__TASK DESCRIPTION__
Each line below is to be written out in full, exactly as shown.

__INFORMATION SHOWN__
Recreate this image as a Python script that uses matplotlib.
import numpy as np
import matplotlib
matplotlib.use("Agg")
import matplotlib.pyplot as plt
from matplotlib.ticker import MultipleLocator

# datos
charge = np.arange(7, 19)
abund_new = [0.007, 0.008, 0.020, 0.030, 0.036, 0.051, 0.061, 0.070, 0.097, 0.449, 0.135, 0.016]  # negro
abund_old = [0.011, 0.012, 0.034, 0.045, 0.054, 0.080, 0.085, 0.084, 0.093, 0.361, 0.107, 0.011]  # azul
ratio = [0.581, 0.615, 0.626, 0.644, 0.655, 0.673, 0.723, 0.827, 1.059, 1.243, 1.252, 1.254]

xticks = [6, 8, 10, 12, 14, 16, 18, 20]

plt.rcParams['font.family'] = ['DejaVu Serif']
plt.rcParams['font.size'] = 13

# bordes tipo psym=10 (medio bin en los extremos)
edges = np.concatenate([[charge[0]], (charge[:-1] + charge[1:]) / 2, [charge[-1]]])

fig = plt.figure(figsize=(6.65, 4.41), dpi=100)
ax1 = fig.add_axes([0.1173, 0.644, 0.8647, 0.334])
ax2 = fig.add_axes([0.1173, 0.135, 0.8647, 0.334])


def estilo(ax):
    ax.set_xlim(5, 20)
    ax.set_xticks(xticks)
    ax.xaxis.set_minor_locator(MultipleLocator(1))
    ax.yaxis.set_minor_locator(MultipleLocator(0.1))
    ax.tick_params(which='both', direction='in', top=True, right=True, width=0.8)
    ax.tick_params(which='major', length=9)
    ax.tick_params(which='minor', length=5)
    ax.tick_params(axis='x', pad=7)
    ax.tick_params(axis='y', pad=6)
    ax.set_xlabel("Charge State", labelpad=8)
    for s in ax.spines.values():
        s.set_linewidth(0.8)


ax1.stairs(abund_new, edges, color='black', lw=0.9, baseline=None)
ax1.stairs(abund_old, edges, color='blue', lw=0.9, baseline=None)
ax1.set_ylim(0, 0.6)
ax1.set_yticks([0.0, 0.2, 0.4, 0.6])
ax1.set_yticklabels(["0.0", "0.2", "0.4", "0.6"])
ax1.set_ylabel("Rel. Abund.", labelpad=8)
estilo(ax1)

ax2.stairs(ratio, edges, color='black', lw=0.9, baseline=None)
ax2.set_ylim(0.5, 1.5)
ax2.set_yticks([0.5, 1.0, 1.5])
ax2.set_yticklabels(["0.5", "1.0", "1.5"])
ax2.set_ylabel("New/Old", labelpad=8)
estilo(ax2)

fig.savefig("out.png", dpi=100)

__ANSWER TO THE PROBLEM__
Recreate this image as a Python script that uses matplotlib.
import numpy as np
import matplotlib
matplotlib.use("Agg")
import matplotlib.pyplot as plt
from matplotlib.ticker import MultipleLocator

# datos
charge = np.arange(7, 19)
abund_new = [0.007, 0.008, 0.020, 0.030, 0.036, 0.051, 0.061, 0.070, 0.097, 0.449, 0.135, 0.016]  # negro
abund_old = [0.011, 0.012, 0.034, 0.045, 0.054, 0.080, 0.085, 0.084, 0.093, 0.361, 0.107, 0.011]  # azul
ratio = [0.581, 0.615, 0.626, 0.644, 0.655, 0.673, 0.723, 0.827, 1.059, 1.243, 1.252, 1.254]

xticks = [6, 8, 10, 12, 14, 16, 18, 20]

plt.rcParams['font.family'] = ['DejaVu Serif']
plt.rcParams['font.size'] = 13

# bordes tipo psym=10 (medio bin en los extremos)
edges = np.concatenate([[charge[0]], (charge[:-1] + charge[1:]) / 2, [charge[-1]]])

fig = plt.figure(figsize=(6.65, 4.41), dpi=100)
ax1 = fig.add_axes([0.1173, 0.644, 0.8647, 0.334])
ax2 = fig.add_axes([0.1173, 0.135, 0.8647, 0.334])


def estilo(ax):
    ax.set_xlim(5, 20)
    ax.set_xticks(xticks)
    ax.xaxis.set_minor_locator(MultipleLocator(1))
    ax.yaxis.set_minor_locator(MultipleLocator(0.1))
    ax.tick_params(which='both', direction='in', top=True, right=True, width=0.8)
    ax.tick_params(which='major', length=9)
    ax.tick_params(which='minor', length=5)
    ax.tick_params(axis='x', pad=7)
    ax.tick_params(axis='y', pad=6)
    ax.set_xlabel("Charge State", labelpad=8)
    for s in ax.spines.values():
        s.set_linewidth(0.8)


ax1.stairs(abund_new, edges, color='black', lw=0.9, baseline=None)
ax1.stairs(abund_old, edges, color='blue', lw=0.9, baseline=None)
ax1.set_ylim(0, 0.6)
ax1.set_yticks([0.0, 0.2, 0.4, 0.6])
ax1.set_yticklabels(["0.0", "0.2", "0.4", "0.6"])
ax1.set_ylabel("Rel. Abund.", labelpad=8)
estilo(ax1)

ax2.stairs(ratio, edges, color='black', lw=0.9, baseline=None)
ax2.set_ylim(0.5, 1.5)
ax2.set_yticks([0.5, 1.0, 1.5])
ax2.set_yticklabels(["0.5", "1.0", "1.5"])
ax2.set_ylabel("New/Old", labelpad=8)
estilo(ax2)

fig.savefig("out.png", dpi=100)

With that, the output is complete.